Example 6.4. Specification of the loop with regular data dependence.
CDVM$ PARALLEL (I,J) ON A(I,J), ACROSS (A(1:1,1:1)) DO 10 I = 2, N-1 DO 10 J = 2, N-1 A(I,J) = (A(I,J-1) + A(I,J+1) + A(I-1,J) + A(I+1,J))/4 10 CONTINUE
Flow and anti- dependencies of length 1 exist for all dimensions of the array A.
ACROSS specification is implemented via shadow edges. The length of anti-dependence defines width of high edge renewing, and length of flow-dependence defines width of low edge renewing. High edges are renewed prior the loop execution (as for SHADOW_RENEW directive). Low edges are renewed during loop execution as remote data calculation proceeds. Actually, ACROSS-references are subset of SHADOW-references, that have data dependence.
Efficiency of parallel execution of ACROSS loop
An array dimension with data dependence will be called recurrent dimension.

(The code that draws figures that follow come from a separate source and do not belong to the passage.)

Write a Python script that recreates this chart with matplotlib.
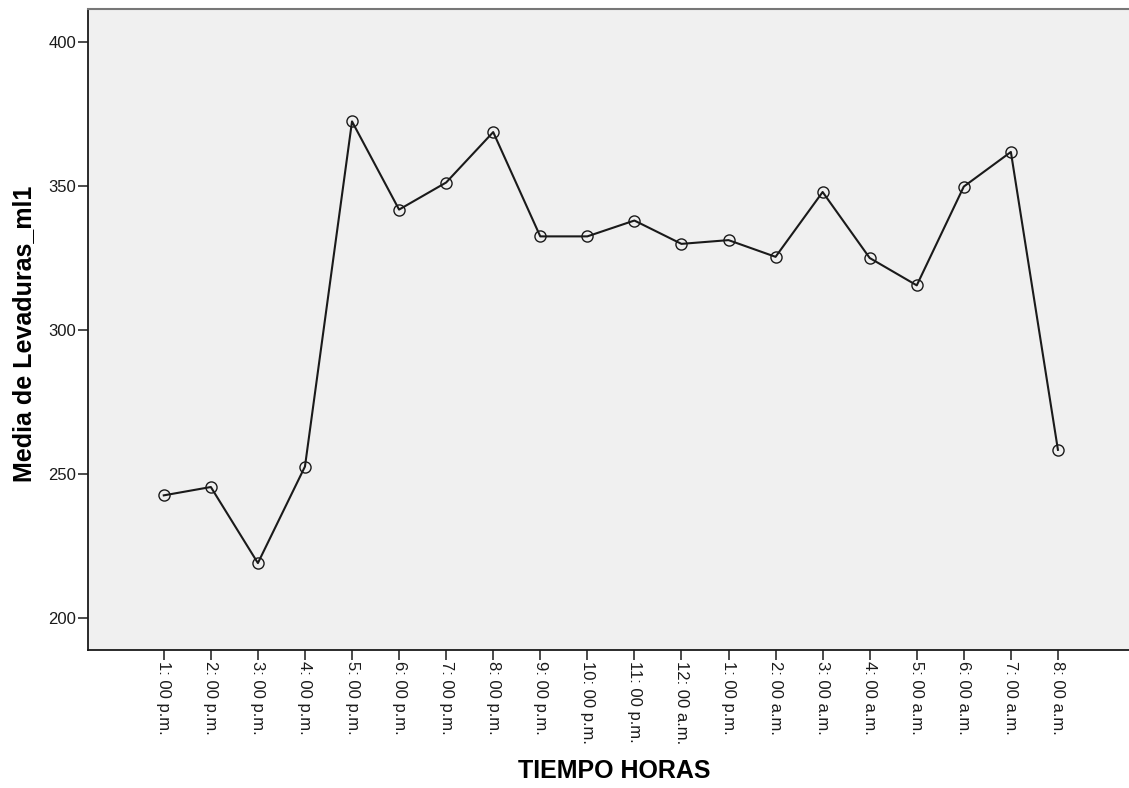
"""Media de Levaduras_ml1 por hora (recreación de gráfico SPSS)."""

import matplotlib

matplotlib.use("Agg")
import matplotlib.pyplot as plt

plt.rcParams["font.family"] = ["Liberation Sans", "DejaVu Sans"]

HORAS = [
    "1: 00 p.m.", "2: 00 p.m.", "3: 00 p.m.", "4: 00 p.m.", "5: 00 p.m.",
    "6: 00 p.m.", "7: 00 p.m.", "8: 00 p.m.", "9: 00 p.m.", "10: 00 p.m.",
    "11: 00 p.m.", "12: 00 a.m.", "1: 00 p.m.", "2: 00 a.m.", "3: 00 a.m.",
    "4: 00 a.m.", "5: 00 a.m.", "6: 00 a.m.", "7: 00 a.m.", "8: 00 a.m.",
]
MEDIA_LEVADURAS = [
    242.5, 245.4, 219.0, 252.5, 372.3, 341.7, 351.1, 368.6, 332.4, 332.4,
    337.9, 329.8, 331.1, 325.3, 347.8, 324.9, 315.4, 349.7, 361.7, 258.3,
]
Y_TICKS = [200, 250, 300, 350, 400]

W, H = 1129, 788
fig = plt.figure(figsize=(W / 100, H / 100), dpi=100)
ax = fig.add_axes([88 / W, 1 - 649.5 / H, (W - 88) / W, (649.5 - 8.5) / H])
ax.set_facecolor("#f0f0f0")

x = list(range(len(HORAS)))
ax.plot(x, MEDIA_LEVADURAS, color="#1a1a1a", lw=1.5, marker="o", ms=8,
        mfc="none", mec="#1a1a1a", mew=1.0)

ax.set_xlim(-1.61, 20.51)
ax.set_ylim(189.0, 411.5)
ax.set_yticks(Y_TICKS)
ax.set_xticks(x)
ax.set_xticklabels(HORAS, rotation=270, ha="center", va="top")

ax.tick_params(axis="both", direction="out", length=7.5, width=1.1,
               color="#1a1a1a", labelsize=12, pad=1, labelcolor="#1a1a1a")
ax.spines["left"].set_color("#1a1a1a")
ax.spines["bottom"].set_color("#1a1a1a")
ax.spines["left"].set_linewidth(1.3)
ax.spines["bottom"].set_linewidth(1.3)
ax.spines["top"].set_color("#777777")
ax.spines["top"].set_linewidth(1.5)
ax.spines["right"].set_visible(False)

fig.text(24 / W, 1 - 334 / H, "Media de Levaduras_ml1", rotation=90,
         ha="center", va="center", fontsize=18, fontweight="bold")
fig.text(614 / W, 1 - 771 / H, "TIEMPO HORAS", ha="center", va="center",
         fontsize=18, fontweight="bold")

fig.savefig("out.png", dpi=100, facecolor="white")
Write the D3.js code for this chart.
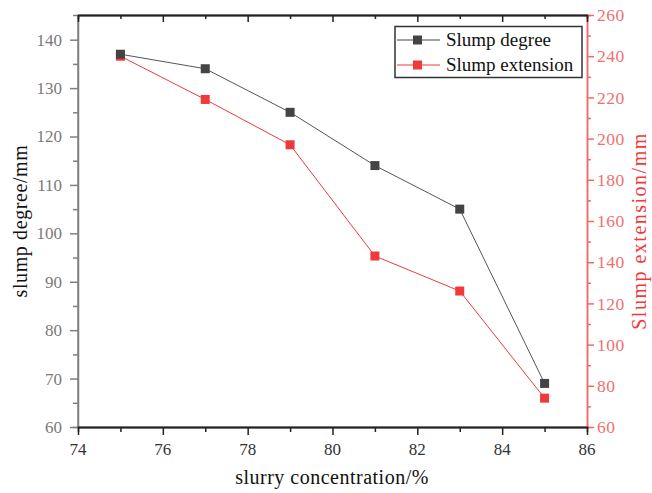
<!DOCTYPE html>
<html><head><meta charset="utf-8">
<script src="https://cdn.jsdelivr.net/npm/d3@7"></script>
<style>body{margin:0;background:#fff}svg{display:block}text{font-family:"Liberation Serif","Times New Roman",serif}</style>
</head><body><svg id="c" width="652" height="493"></svg>
<script>
const concentration = [75, 77, 79, 81, 83, 85];
const slumpDegree = [137, 134, 125, 114, 105, 69];
const slumpExtension = [240, 219, 197, 143, 126, 74];
const xTicks = [74, 76, 78, 80, 82, 84, 86];
const leftTicks = [60, 70, 80, 90, 100, 110, 120, 130, 140];
const rightTicks = [60, 80, 100, 120, 140, 160, 180, 200, 220, 240, 260];

const svg = d3.select("#c");
const L = 78, R = 587, T = 15, B = 427;
const x = d3.scaleLinear().domain([74, 86]).range([L, R]);
const yL = d3.scaleLinear().domain([60, 145.1]).range([B, T]);
const yR = d3.scaleLinear().domain([60, 260]).range([B, T]);
const red = "#f03a3a", dark = "#444", redAxis = "#f06a6a";

// left axis
const gl = svg.append("g").attr("transform", `translate(${L},0)`);
gl.call(d3.axisLeft(yL).tickValues(leftTicks).tickSize(8).tickSizeOuter(0).tickFormat(""));
gl.append("g").call(d3.axisLeft(yL).tickValues(d3.range(65, 145, 10)).tickSize(5).tickFormat(""));
gl.select(".domain").attr("d", `M0,${B}V${T}`);
gl.selectAll("path,line").attr("stroke", "#808080").attr("stroke-width", 1.5);
svg.append("g").selectAll("text").data(leftTicks).enter().append("text")
  .attr("x", L - 16).attr("y", d => yL(d)).attr("dy", "0.35em").attr("text-anchor", "end")
  .attr("font-size", 17).attr("fill", "#7a7a7a").text(d => d);

// right axis
const gr = svg.append("g").attr("transform", `translate(${R},0)`);
gr.call(d3.axisRight(yR).tickValues(rightTicks).tickSize(7).tickSizeOuter(0).tickFormat(""));
gr.append("g").call(d3.axisRight(yR).tickValues(d3.range(70, 260, 20)).tickSize(4).tickFormat(""));
gr.selectAll("path,line").attr("stroke", redAxis).attr("stroke-width", 1.5);
svg.append("g").selectAll("text").data(rightTicks).enter().append("text")
  .attr("x", R + 10).attr("y", d => yR(d)).attr("dy", "0.35em").attr("text-anchor", "start")
  .attr("font-size", 17.5).attr("letter-spacing", 0.5).attr("fill", "#f07070").text(d => d);

// top axis
const gt = svg.append("g").attr("transform", `translate(0,${T})`);
gt.call(d3.axisTop(x).tickValues(xTicks).tickSize(-7).tickSizeOuter(0).tickFormat(""));
gt.append("g").call(d3.axisTop(x).tickValues(d3.range(75, 86, 2)).tickSize(-4).tickFormat(""));
gt.selectAll("path,line").attr("stroke", "#222").attr("stroke-width", 1.5);
gt.select(".domain").attr("stroke-width", 2);

// bottom axis
const gb = svg.append("g").attr("transform", `translate(0,${B})`);
gb.call(d3.axisBottom(x).tickValues(xTicks).tickSize(8).tickSizeOuter(0).tickFormat(""));
gb.append("g").call(d3.axisBottom(x).tickValues(d3.range(75, 86, 2)).tickSize(5).tickFormat(""));
gb.selectAll("path,line").attr("stroke", "#222").attr("stroke-width", 1.5);
gb.select(".domain").attr("stroke-width", 2);
svg.append("g").selectAll("text").data(xTicks).enter().append("text")
  .attr("x", d => x(d)).attr("y", B + 28).attr("text-anchor", "middle")
  .attr("font-size", 17).attr("fill", "#333").text(d => d);

// lines
const lineL = d3.line().x((d, i) => x(concentration[i])).y(d => yL(d));
const lineR = d3.line().x((d, i) => x(concentration[i])).y(d => yR(d));
svg.append("path").datum(slumpDegree).attr("d", lineL).attr("fill", "none").attr("stroke", "#555").attr("stroke-width", 1);
svg.append("path").datum(slumpExtension).attr("d", lineR).attr("fill", "none").attr("stroke", red).attr("stroke-width", 1);
const ms = 9;
svg.selectAll(".me").data(slumpExtension).enter().append("rect")
  .attr("x", (d, i) => x(concentration[i]) - ms / 2).attr("y", d => yR(d) - ms / 2)
  .attr("width", ms).attr("height", ms).attr("fill", red);
svg.selectAll(".md").data(slumpDegree).enter().append("rect")
  .attr("x", (d, i) => x(concentration[i]) - ms / 2).attr("y", d => yL(d) - ms / 2)
  .attr("width", ms).attr("height", ms).attr("fill", dark);

// legend
const lg = svg.append("g");
lg.append("rect").attr("x", 395).attr("y", 26.5).attr("width", 187).attr("height", 51)
  .attr("fill", "#fff").attr("stroke", "#333").attr("stroke-width", 1.5);
const items = [["Slump degree", dark, 40], ["Slump extension", red, 65]];
items.forEach(([t, c, yy]) => {
  lg.append("line").attr("x1", 397).attr("x2", 440).attr("y1", yy).attr("y2", yy).attr("stroke", c).attr("stroke-width", 1);
  lg.append("rect").attr("x", 417.5 - ms / 2).attr("y", yy - ms / 2).attr("width", ms).attr("height", ms).attr("fill", c);
  lg.append("text").attr("x", 446).attr("y", yy + 6).attr("font-size", 19).attr("fill", "#111").text(t);
});

// titles
svg.append("text").attr("transform", `translate(27,221) rotate(-90)`)
  .attr("text-anchor", "middle").attr("font-size", 20).attr("letter-spacing", 0.6).attr("fill", "#111").text("slump degree/mm");
svg.append("text").attr("transform", `translate(646,231) rotate(-90)`)
  .attr("text-anchor", "middle").attr("font-size", 20).attr("letter-spacing", 1.5).attr("fill", red).text("Slump extension/mm");
svg.append("text").attr("x", 332).attr("y", 484)
  .attr("text-anchor", "middle").attr("font-size", 20).attr("letter-spacing", 0.5).attr("fill", "#111").text("slurry concentration/%");
</script></body></html>
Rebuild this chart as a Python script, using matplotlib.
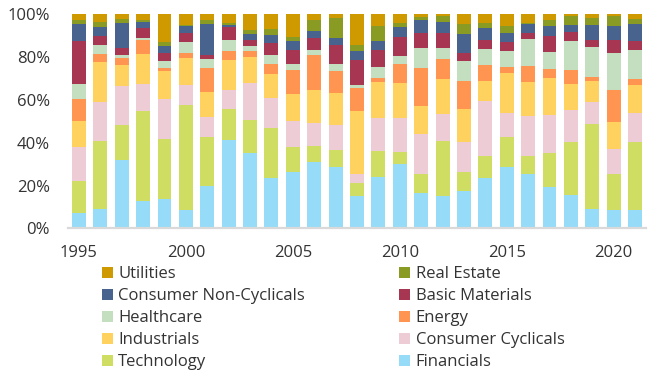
import numpy as np
import matplotlib
matplotlib.use("Agg")
from matplotlib import pyplot as plt

# Sector weights (%) per year
years = list(range(1995, 2022))

financials = [7.3, 9.2, 31.9, 12.9, 13.8, 8.6, 19.8, 41.2, 35.3, 23.5, 26.3, 30.9, 28.8, 15.1,
              24.1, 30.0, 16.6, 15.1, 17.6, 23.5, 28.8, 25.4, 19.4, 15.7, 9.2, 8.6, 8.6]
technology = [14.9, 31.7, 16.5, 42.0, 28.0, 49.1, 23.0, 14.6, 15.2, 23.3, 11.8, 7.5, 7.7, 6.2,
              12.1, 5.6, 8.8, 25.8, 8.7, 10.2, 14.0, 8.3, 15.9, 24.6, 39.5, 16.8, 31.7]
consumer_cyclicals = [15.9, 18.0, 18.0, 12.4, 18.7, 9.3, 9.3, 8.7, 17.5, 14.0, 12.1, 10.9, 11.9, 4.1,
                      15.3, 15.9, 18.6, 12.4, 14.0, 25.9, 11.2, 18.7, 17.7, 14.9, 10.2, 11.8, 13.7]
industrials = [12.1, 18.7, 9.8, 14.2, 13.1, 12.6, 11.5, 14.0, 12.1, 11.2, 12.5, 15.2, 14.9, 29.5,
               16.8, 16.5, 13.1, 16.5, 15.5, 9.3, 18.6, 15.9, 17.1, 12.1, 10.0, 12.4, 13.0]
energy = [10.3, 3.7, 3.4, 6.5, 1.2, 2.4, 11.2, 4.4, 2.8, 4.7, 11.2, 16.5, 10.3, 10.6,
          1.8, 8.7, 17.7, 9.4, 13.1, 7.5, 2.8, 7.4, 4.4, 6.6, 1.9, 14.9, 2.8]
healthcare = [6.8, 4.2, 1.3, 1.0, 3.4, 5.1, 4.2, 5.0, 2.3, 4.2, 2.8, 2.2, 3.1, 1.4,
              5.2, 3.7, 9.3, 4.9, 9.3, 7.4, 7.5, 12.8, 7.8, 13.7, 14.0, 17.5, 13.4]
basic_materials = [20.3, 4.2, 3.2, 4.5, 3.8, 4.2, 2.0, 6.2, 2.7, 5.7, 6.5, 5.6, 9.0, 11.6,
                   7.9, 9.0, 7.2, 7.2, 3.8, 4.1, 4.0, 2.8, 7.4, 4.0, 3.1, 5.9, 4.4]
consumer_non_cyclicals = [7.7, 4.2, 11.9, 2.9, 3.1, 3.1, 14.3, 0.9, 2.9, 3.8, 4.4, 3.4, 3.3, 4.4,
                          4.4, 4.7, 5.9, 5.0, 8.7, 5.6, 4.4, 4.0, 4.7, 3.4, 7.1, 6.5, 7.7]
real_estate = [2.1, 2.4, 1.7, 1.0, 2.0, 0.5, 2.1, 1.0, 1.9, 2.8, 1.8, 5.2, 9.3, 2.8,
               7.0, 1.9, 1.4, 2.8, 4.6, 2.5, 3.1, 0.7, 3.0, 4.1, 3.1, 4.7, 2.5]
utilities = [2.6, 3.7, 2.3, 2.6, 12.9, 5.1, 2.6, 4.0, 7.3, 6.8, 10.6, 2.6, 1.7, 14.3,
             5.4, 4.0, 1.4, 0.9, 4.7, 4.0, 5.6, 4.0, 2.6, 0.9, 1.9, 0.9, 2.2]

# bottom to top
series = [
    ('Financials', financials, '#96DBF8'),
    ('Technology', technology, '#CFDD62'),
    ('Consumer Cyclicals', consumer_cyclicals, '#EECCD6'),
    ('Industrials', industrials, '#FFD15E'),
    ('Energy', energy, '#FF9550'),
    ('Healthcare', healthcare, '#C3DFC0'),
    ('Basic Materials', basic_materials, '#A63652'),
    ('Consumer Non-Cyclicals', consumer_non_cyclicals, '#47638E'),
    ('Real Estate', real_estate, '#8A9B24'),
    ('Utilities', utilities, '#CF9A00'),
]

plt.rcParams['font.family'] = ['Open Sans', 'DejaVu Sans']
text_color = '#333333'

fig = plt.figure(figsize=(6.55, 3.76), dpi=100)
ax = fig.add_axes([0.1038, 0.3923, 0.8825, 0.5705])

# normalise each year to 100%
data = np.array([s[1] for s in series])
data = data / data.sum(axis=0) * 100

bars = {}
bottom = np.zeros(len(years))
for (name, _, color), vals in zip(series, data):
    bars[name] = ax.bar(years, vals, bottom=bottom, width=0.65, color=color, label=name, zorder=2)
    bottom += vals

ax.set_xlim(1994.49, 2021.51)
ax.set_ylim(0, 100)
ax.set_yticks([0, 20, 40, 60, 80, 100])
ax.set_yticklabels([f'{v}%' for v in [0, 20, 40, 60, 80, 100]])
ax.set_xticks([1995, 2000, 2005, 2010, 2015, 2020])
ax.tick_params(length=0, labelsize=12, labelcolor=text_color)
ax.tick_params(axis='y', pad=13)
ax.tick_params(axis='x', pad=12)
for side in ['top', 'right', 'left']:
    ax.spines[side].set_visible(False)
ax.spines['bottom'].set_color('#D9D9D9')
ax.spines['bottom'].set_linewidth(1.6)

order = ['Utilities', 'Consumer Non-Cyclicals', 'Healthcare', 'Industrials', 'Technology',
         'Real Estate', 'Basic Materials', 'Energy', 'Consumer Cyclicals', 'Financials']
leg = fig.legend([bars[n] for n in order], order, ncol=2, loc='upper left',
                 bbox_to_anchor=(0.1557, 0.292), frameon=False, fontsize=12,
                 handlelength=0.64, handleheight=0.64, handletextpad=0.34,
                 labelspacing=0.355, columnspacing=5.65, borderpad=0, borderaxespad=0)
for t in leg.get_texts():
    t.set_color(text_color)

fig.savefig('out.png', dpi=100)
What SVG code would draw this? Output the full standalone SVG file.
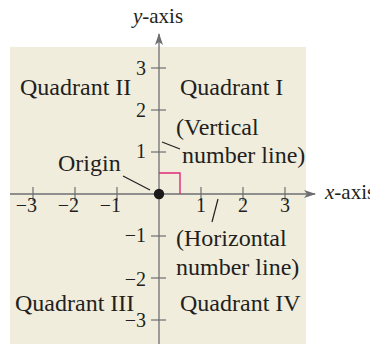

Efficiency degree of ACROSS loop parallel execution depends on the number of distributed recurrent dimensions.
One-dimensional array. For one-dimensional distributed array with recurrent dimension only sequential execution is possible (see fig. 6.3).
Multi-dimensional array. For multi-dimensional array the following combinations of recurrent distributed dimensions can be selected according to degree of efficiency decreasing.
1) At least one non-recurrent dimension exists. The array and the loop are distributed along this dimension only. The loop is executed as usual parallel loop without ACROSS specification.
Example 6.5. Non-recurrent dimension parallelization.
CDVM$ DISTRIBUTE A( BLOCK, * )
CDVM$ PARALLEL ( I ) ON A( I, * )
DO 30 I = 1,N1
DO 30 J = 2,N2-1
30 A(I,J) = A(I,J-1) + A(I,J+1)
Note, that this way may be not most efficient, if N1 is much less then N2 and the number of processors (insufficient parallelism).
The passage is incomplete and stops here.